Suppose his plan is to do something on the scale of Hiroshima. The casualties of the World Trade Center will seem minimal, almost negligible by comparison to what he hopes to do to one of our major cities. New York? Washington? Chicago? Los Angeles?
The chance that I and my family, and all those among whom I have worked these last half dozen years, will turn to vapor within an instant, does not seem so terribly remote.
And my job is to find a way to help people, through faith, to overcome their fear.
It's interesting to me that if the policy adopted had been one of restraint, many voices are prepared say that any further attacks constitute proof that a nonviolent response to violence is naive and does not work. Where will these voices be in the event of a further attack following a violent response? Will the same logic be followed, to conclude that a violent response to violence is naive and does not work?
I applaud the decision of the administration and its allies to provide food for the people of Afghanistan. I wonder, however, about the mixture of military and humanitarian activities.
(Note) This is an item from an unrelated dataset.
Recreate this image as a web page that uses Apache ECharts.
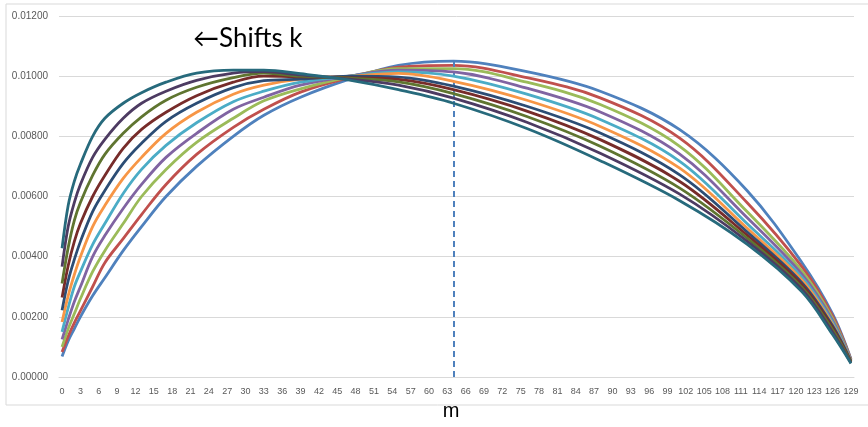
<!DOCTYPE html>
<html>
<head>
<meta charset="utf-8">
<script src="https://cdn.jsdelivr.net/npm/echarts@6/dist/echarts.min.js"></script>
<style>
html,body{margin:0;padding:0;background:#fff;}
#chart{width:868px;height:427px;}
</style>
</head>
<body>
<div id="chart"></div>
<script>
// category labels m = 0..129
var categories = [];
for (var i = 0; i <= 129; i++) categories.push(String(i));

var mSamples = [0,1,2,3,5,7,10,13,17,22,28,33,39,47,55,64,76,88,101,112,121,126,129];

var sBlue    = [0.00068,0.0012,0.0016,0.0020,0.0027,0.0033,0.0042,0.0050,0.0060,0.0070,0.0080,0.0087,0.0093,0.0099,0.01036,0.0105,0.01015,0.0095,0.00822,0.0062,0.0038,0.0021,0.0006];
var sRed     = [0.00083,0.00135,0.0018,0.0022,0.0030,0.0038,0.0046,0.0054,0.0064,0.0074,0.0083,0.0089,0.00947,0.00995,0.0103,0.01036,0.00995,0.00928,0.00794,0.0058,0.00366,0.00203,0.00058];
var sGreen   = [0.0010,0.0016,0.0021,0.0026,0.0035,0.0042,0.0051,0.0060,0.0069,0.0078,0.0086,0.00918,0.00958,0.00998,0.01025,0.01025,0.0098,0.00906,0.00767,0.0055,0.00352,0.00195,0.00056];
var sPurple  = [0.00125,0.0019,0.0025,0.0030,0.0040,0.0047,0.0056,0.0064,0.0073,0.0081,0.0089,0.0093,0.0097,0.0100,0.0102,0.01014,0.0096,0.00881,0.00741,0.0053,0.00341,0.00188,0.00055];
var sAqua    = [0.0015,0.0023,0.0030,0.0035,0.0044,0.0051,0.0061,0.0069,0.0077,0.00845,0.00915,0.0095,0.0098,0.0100,0.01014,0.0100,0.0094,0.00856,0.00717,0.0051,0.00331,0.00181,0.00054];
var sOrange  = [0.00183,0.0027,0.0034,0.0040,0.0050,0.0057,0.0066,0.0073,0.0081,0.0088,0.0094,0.0097,0.0099,0.0100,0.01009,0.00983,0.0092,0.00833,0.00694,0.00495,0.00322,0.00175,0.00053];
var sDBlue   = [0.00222,0.0032,0.0039,0.0045,0.0055,0.0062,0.0071,0.00777,0.0085,0.0091,0.00962,0.00985,0.0099,0.0100,0.00997,0.00967,0.0090,0.00811,0.00672,0.00483,0.00313,0.0017,0.00052];
var sDRed    = [0.00264,0.0037,0.0045,0.0051,0.0060,0.0067,0.0076,0.00823,0.0088,0.00935,0.0098,0.0100,0.00998,0.00995,0.00989,0.00955,0.00884,0.00789,0.0065,0.00472,0.00306,0.00164,0.0005];
var sDGreen  = [0.00311,0.0043,0.0052,0.0058,0.0067,0.0074,0.0081,0.00865,0.0092,0.00963,0.00995,0.0101,0.0100,0.00993,0.00981,0.00942,0.00866,0.00767,0.00628,0.00462,0.00298,0.00157,0.00049];
var sDPurple = [0.00367,0.0050,0.0058,0.0064,0.0073,0.0079,0.0086,0.0091,0.0095,0.00986,0.0101,0.01015,0.01004,0.0099,0.0097,0.00927,0.00847,0.00744,0.00608,0.00452,0.00291,0.00149,0.00047];
var sTeal    = [0.00428,0.0057,0.0065,0.00707,0.0080,0.0086,0.0091,0.00945,0.0098,0.0101,0.0102,0.0102,0.01008,0.00987,0.00955,0.0091,0.00826,0.00719,0.00586,0.00442,0.00283,0.00141,0.00045];

var seriesValues = [sBlue, sRed, sGreen, sPurple, sAqua, sOrange, sDBlue, sDRed, sDGreen, sDPurple, sTeal];
var seriesColors = ['#4F81BD','#C0504D','#9BBB59','#8064A2','#4BACC6','#F79646','#2C4D75','#772C2A','#5F7530','#4D3B62','#276A7C'];

// dashed marker: m and the top value it reaches
var markerM = ['64'];
var markerRange = [0, 0.0105];

// y tick range
var yMin = 0, yMax = 0.012, yStep = 0.002;

var series = seriesValues.map(function (vals, idx) {
  var s = {
    type: 'line',
    data: mSamples.map(function (m, j) { return [m, vals[j]]; }),
    smooth: 0.35,
    showSymbol: false,
    symbol: 'none',
    lineStyle: { width: 2.8, color: seriesColors[idx] },
    itemStyle: { color: seriesColors[idx] },
    z: 2 + idx
  };
  if (idx === 0) {
    s.markLine = {
      silent: true,
      symbol: ['none','none'],
      label: { show: false },
      lineStyle: { type: [6,4], color: '#4F81BD', width: 2 },
      data: [[{ coord: [markerM[0], markerRange[0]] }, { coord: [markerM[0], markerRange[1]] }]]
    };
  }
  return s;
});

var chart = echarts.init(document.getElementById('chart'), null, { renderer: 'canvas' });
chart.setOption({
  animation: false,
  backgroundColor: '#ffffff',
  grid: { left: 59, right: 14, top: 16, bottom: 50, containLabel: false },
  xAxis: {
    type: 'category',
    data: categories,
    boundaryGap: true,
    axisLine: { show: true, lineStyle: { color: '#d9d9d9', width: 1 } },
    axisTick: { show: false },
    axisLabel: { interval: 2, color: '#595959', fontSize: 9, fontFamily: 'Liberation Sans', margin: 10 },
    splitLine: { show: false }
  },
  yAxis: {
    type: 'value',
    min: yMin, max: yMax, interval: yStep,
    axisLine: { show: false },
    axisTick: { show: false },
    axisLabel: {
      color: '#595959', fontSize: 10, fontFamily: 'Liberation Sans', margin: 11,
      formatter: function (v) { return v.toFixed(5); }
    },
    splitLine: { show: true, lineStyle: { color: '#d9d9d9', width: 1 } }
  },
  graphic: [
    { type: 'rect', shape: { x: 6, y: 4, width: 870, height: 401 }, style: { fill: 'none', stroke: '#d9d9d9', lineWidth: 1 }, silent: true, z: -1 },
    { type: 'text', x: 193, y: 39, style: { text: '\u2190Shifts k', fontSize: 26, fontFamily: 'Lato', fill: '#000000', verticalAlign: 'middle', align: 'left' } },
    { type: 'text', x: 451, y: 411, style: { text: 'm', fontSize: 20, fontFamily: 'Liberation Sans', fill: '#000000', verticalAlign: 'middle', align: 'center' } }
  ],
  series: series
});
</script>
</body>
</html>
Last time we tried that was, let's see... in Somalia. That strategy was the brainchild of the outgoing administration of the senior Mr. Bush, although the violence against US personnel which we remember so well as an indication of the failure of that mission took place on the watch of his successor, who has borne the blame in the public eye for the results of a policy which he inherited. Lately bin Laden has claimed credit for that public humiliation of the US as well. In any case, giving away food at gunpoint is a peculiarly American form of charity, whose irony may be a bit too rich for some observers.